Revenge of the Tipping Point
Source: Malcolm Gladwell, Revenge of the Tipping Point • Course status: one-book reader in the Gladwell course collection
Key terms
Revenge of the Tipping Point returns to social epidemics with a darker question: if ideas and behaviors can tip, who has the power to make them tip, and what responsibility follows?
| Term | Meaning |
|---|---|
| Overstory | A dominant narrative that makes behavior feel normal |
| Superspreader | A person or institution with outsized transmission power |
| Social engineering | Deliberate shaping of environments to steer behavior |
| Moral agency | Responsibility created by intentionally tipping a system |
| Designed contagion | Spread that has been encouraged, selected, or amplified |
Argument map
Where The Tipping Point often feels excited by diffusion, this book asks what happens when tipping is deliberate.
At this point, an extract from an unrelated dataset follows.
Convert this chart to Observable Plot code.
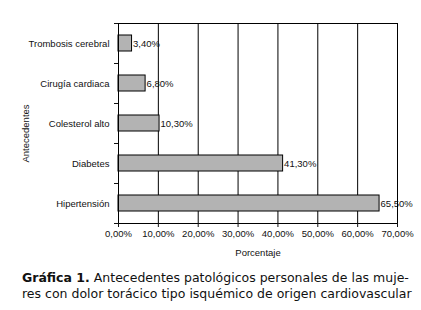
<!DOCTYPE html>
<html>
<head>
<meta charset="utf-8">
<script src="https://cdn.jsdelivr.net/npm/d3@7"></script>
<script src="https://cdn.jsdelivr.net/npm/@observablehq/plot@0.6"></script>
<style>
  body { margin: 0; background: #fff; }
  #chart svg { display: block; }
  #caption { margin: 8px 0 0 22px; font-family: "DejaVu Sans", sans-serif; font-size: 12.5px; line-height: 16px; color: #111; white-space: nowrap; }
</style>
</head>
<body>
<div id="chart"></div>
<div id="caption"><b>Gráfica 1.</b> Antecedentes patológicos personales de las muje-<br>res con dolor torácico tipo isquémico de origen cardiovascular</div>
<script>
const categories = ["Hipertensión", "Diabetes", "Colesterol alto", "Cirugía cardiaca", "Trombosis cerebral"];
const values = [65.5, 41.3, 10.3, 6.8, 3.4];
const xTicks = [0, 10, 20, 30, 40, 50, 60, 70];

const fmt = v => v.toFixed(2).replace(".", ",") + "%";
const data = categories.map((c, i) => ({cat: c, i, v: values[i]}));
const bounds = d3.range(categories.length + 1);

const plot = Plot.plot({
  width: 421,
  height: 262,
  marginLeft: 118,
  marginRight: 24,
  marginTop: 23,
  marginBottom: 39,
  style: {fontFamily: "'Liberation Sans', Arial, sans-serif", fontSize: "9.5px", color: "#111", background: "#fff"},
  x: {domain: [0, 70]},
  y: {domain: [0, categories.length]},
  marks: [
    Plot.gridX(xTicks, {stroke: "#000", strokeOpacity: 1, strokeWidth: 1}),
    Plot.rectX(data, {x1: 0, x2: "v", y1: d => d.i + 0.3, y2: d => d.i + 0.7, fill: "#b3b3b3", stroke: "#000", strokeWidth: 1}),
    Plot.text(data, {x: "v", y: d => d.i + 0.5, text: d => fmt(d.v), textAnchor: "start", dx: 1, fill: "#111"}),
    Plot.frame({stroke: "#000", strokeWidth: 1}),
    Plot.axisX(xTicks, {tickFormat: fmt, tickSize: 4, tickPadding: 3, label: "Porcentaje", labelAnchor: "center", labelArrow: "none", labelOffset: 32}),
    Plot.axisY(bounds, {tickSize: 4, tickFormat: () => "", label: null}),
    Plot.axisY(data.map(d => d.i + 0.5), {tickSize: 0, tickPadding: 9, tickFormat: d => categories[Math.floor(d)], label: null}),
    Plot.text(["Antecedentes"], {frameAnchor: "left", textAnchor: "middle", rotate: -90, dx: -93, dy: 10, fill: "#111"})
  ]
});
document.getElementById("chart").appendChild(plot);
</script>
</body>
</html>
The focus shifts from spread to control: overstories, superspreaders, and designed environments.
Strongest insight
The central upgrade is moral. If a system can be tipped, influence is not neutral. Someone chooses the story, shapes the environment, selects the incentives, or benefits from the contagion.
Applied reading
Use this book for policy design, media ecosystems, institutional culture, campus life, public health, marketing, and the ethics of influence.
| Influence question | Why it matters |
|---|---|
| Who benefits? | Tipping creates winners and losers |
| Who can opt out? | Consent distinguishes guidance from manipulation |
| Who sees the design? | Transparency changes moral status |
| Who bears the risk? | Externalized cost is the warning sign |
Limit of the theory
The unresolved question is where helpful design ends and manipulation begins. Public health, education, and safety all steer behavior. So do propaganda and exploitation. A serious reading asks who gets transparency, who can opt out, who bears downside, and who captures upside.
Checklist
- [ ] Can you define an overstory in your own words?
- [ ] Can you name a superspreader that is not an individual person?
- [ ] Can you separate beneficial design from manipulation?
- [ ] Can you explain how this book revises the first Tipping Point?